SOURCE EXCERPT:
....................
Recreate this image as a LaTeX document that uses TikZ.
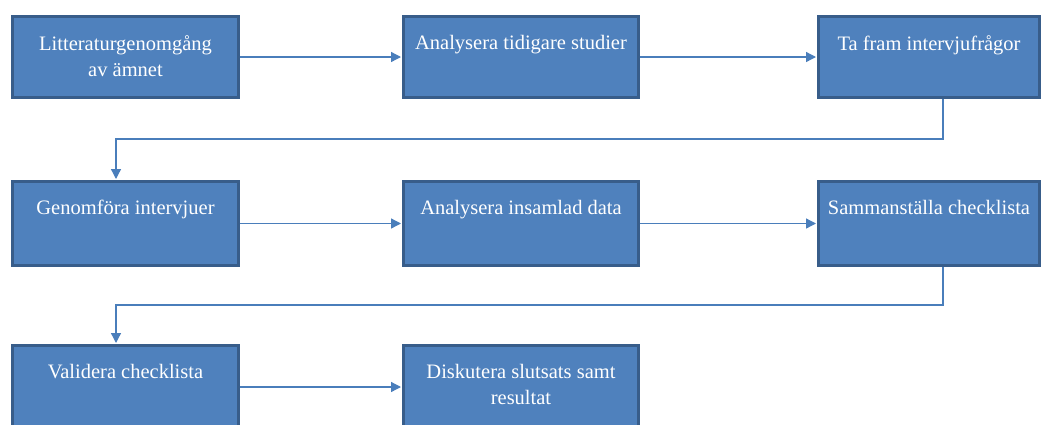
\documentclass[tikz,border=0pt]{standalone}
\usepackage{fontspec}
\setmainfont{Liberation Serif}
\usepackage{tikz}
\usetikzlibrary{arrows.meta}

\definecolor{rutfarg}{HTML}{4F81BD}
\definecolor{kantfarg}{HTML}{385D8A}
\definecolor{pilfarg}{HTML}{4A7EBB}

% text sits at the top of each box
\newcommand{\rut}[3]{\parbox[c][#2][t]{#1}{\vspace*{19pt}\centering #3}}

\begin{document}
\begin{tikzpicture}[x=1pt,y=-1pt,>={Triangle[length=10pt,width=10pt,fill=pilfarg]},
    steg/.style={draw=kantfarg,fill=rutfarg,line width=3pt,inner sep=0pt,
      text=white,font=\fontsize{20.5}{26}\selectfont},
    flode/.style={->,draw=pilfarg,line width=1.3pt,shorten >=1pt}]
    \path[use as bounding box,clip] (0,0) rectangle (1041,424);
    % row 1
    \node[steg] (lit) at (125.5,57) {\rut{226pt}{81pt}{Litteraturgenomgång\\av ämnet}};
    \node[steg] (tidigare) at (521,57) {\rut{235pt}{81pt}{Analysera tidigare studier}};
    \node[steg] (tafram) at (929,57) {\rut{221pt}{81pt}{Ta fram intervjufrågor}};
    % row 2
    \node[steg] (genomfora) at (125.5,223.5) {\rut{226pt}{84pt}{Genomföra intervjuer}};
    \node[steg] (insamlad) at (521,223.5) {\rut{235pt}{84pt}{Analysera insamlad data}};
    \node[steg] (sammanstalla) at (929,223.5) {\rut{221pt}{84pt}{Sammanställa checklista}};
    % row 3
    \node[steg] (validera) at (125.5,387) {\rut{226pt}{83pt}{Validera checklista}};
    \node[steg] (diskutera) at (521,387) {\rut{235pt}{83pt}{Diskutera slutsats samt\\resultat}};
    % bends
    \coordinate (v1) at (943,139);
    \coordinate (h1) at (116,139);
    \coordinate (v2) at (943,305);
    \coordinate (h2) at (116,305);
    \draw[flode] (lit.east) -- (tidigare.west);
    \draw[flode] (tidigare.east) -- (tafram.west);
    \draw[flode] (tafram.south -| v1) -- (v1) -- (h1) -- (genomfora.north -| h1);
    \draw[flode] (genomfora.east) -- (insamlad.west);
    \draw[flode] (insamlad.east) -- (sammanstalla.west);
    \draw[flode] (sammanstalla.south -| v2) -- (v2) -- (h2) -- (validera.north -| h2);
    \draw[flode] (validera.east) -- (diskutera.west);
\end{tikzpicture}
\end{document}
....................
INSTRUCTIONS FOR THE TASK: Reproduce the material in its entirety and word for word, without the pictures.

OUTPUT OF THE TASK:
Recreate this image as a LaTeX document that uses TikZ.
\documentclass[tikz,border=0pt]{standalone}
\usepackage{fontspec}
\setmainfont{Liberation Serif}
\usepackage{tikz}
\usetikzlibrary{arrows.meta}

\definecolor{rutfarg}{HTML}{4F81BD}
\definecolor{kantfarg}{HTML}{385D8A}
\definecolor{pilfarg}{HTML}{4A7EBB}

% text sits at the top of each box
\newcommand{\rut}[3]{\parbox[c][#2][t]{#1}{\vspace*{19pt}\centering #3}}

\begin{document}
\begin{tikzpicture}[x=1pt,y=-1pt,>={Triangle[length=10pt,width=10pt,fill=pilfarg]},
    steg/.style={draw=kantfarg,fill=rutfarg,line width=3pt,inner sep=0pt,
      text=white,font=\fontsize{20.5}{26}\selectfont},
    flode/.style={->,draw=pilfarg,line width=1.3pt,shorten >=1pt}]
    \path[use as bounding box,clip] (0,0) rectangle (1041,424);
    % row 1
    \node[steg] (lit) at (125.5,57) {\rut{226pt}{81pt}{Litteraturgenomgång\\av ämnet}};
    \node[steg] (tidigare) at (521,57) {\rut{235pt}{81pt}{Analysera tidigare studier}};
    \node[steg] (tafram) at (929,57) {\rut{221pt}{81pt}{Ta fram intervjufrågor}};
    % row 2
    \node[steg] (genomfora) at (125.5,223.5) {\rut{226pt}{84pt}{Genomföra intervjuer}};
    \node[steg] (insamlad) at (521,223.5) {\rut{235pt}{84pt}{Analysera insamlad data}};
    \node[steg] (sammanstalla) at (929,223.5) {\rut{221pt}{84pt}{Sammanställa checklista}};
    % row 3
    \node[steg] (validera) at (125.5,387) {\rut{226pt}{83pt}{Validera checklista}};
    \node[steg] (diskutera) at (521,387) {\rut{235pt}{83pt}{Diskutera slutsats samt\\resultat}};
    % bends
    \coordinate (v1) at (943,139);
    \coordinate (h1) at (116,139);
    \coordinate (v2) at (943,305);
    \coordinate (h2) at (116,305);
    \draw[flode] (lit.east) -- (tidigare.west);
    \draw[flode] (tidigare.east) -- (tafram.west);
    \draw[flode] (tafram.south -| v1) -- (v1) -- (h1) -- (genomfora.north -| h1);
    \draw[flode] (genomfora.east) -- (insamlad.west);
    \draw[flode] (insamlad.east) -- (sammanstalla.west);
    \draw[flode] (sammanstalla.south -| v2) -- (v2) -- (h2) -- (validera.north -| h2);
    \draw[flode] (validera.east) -- (diskutera.west);
\end{tikzpicture}
\end{document}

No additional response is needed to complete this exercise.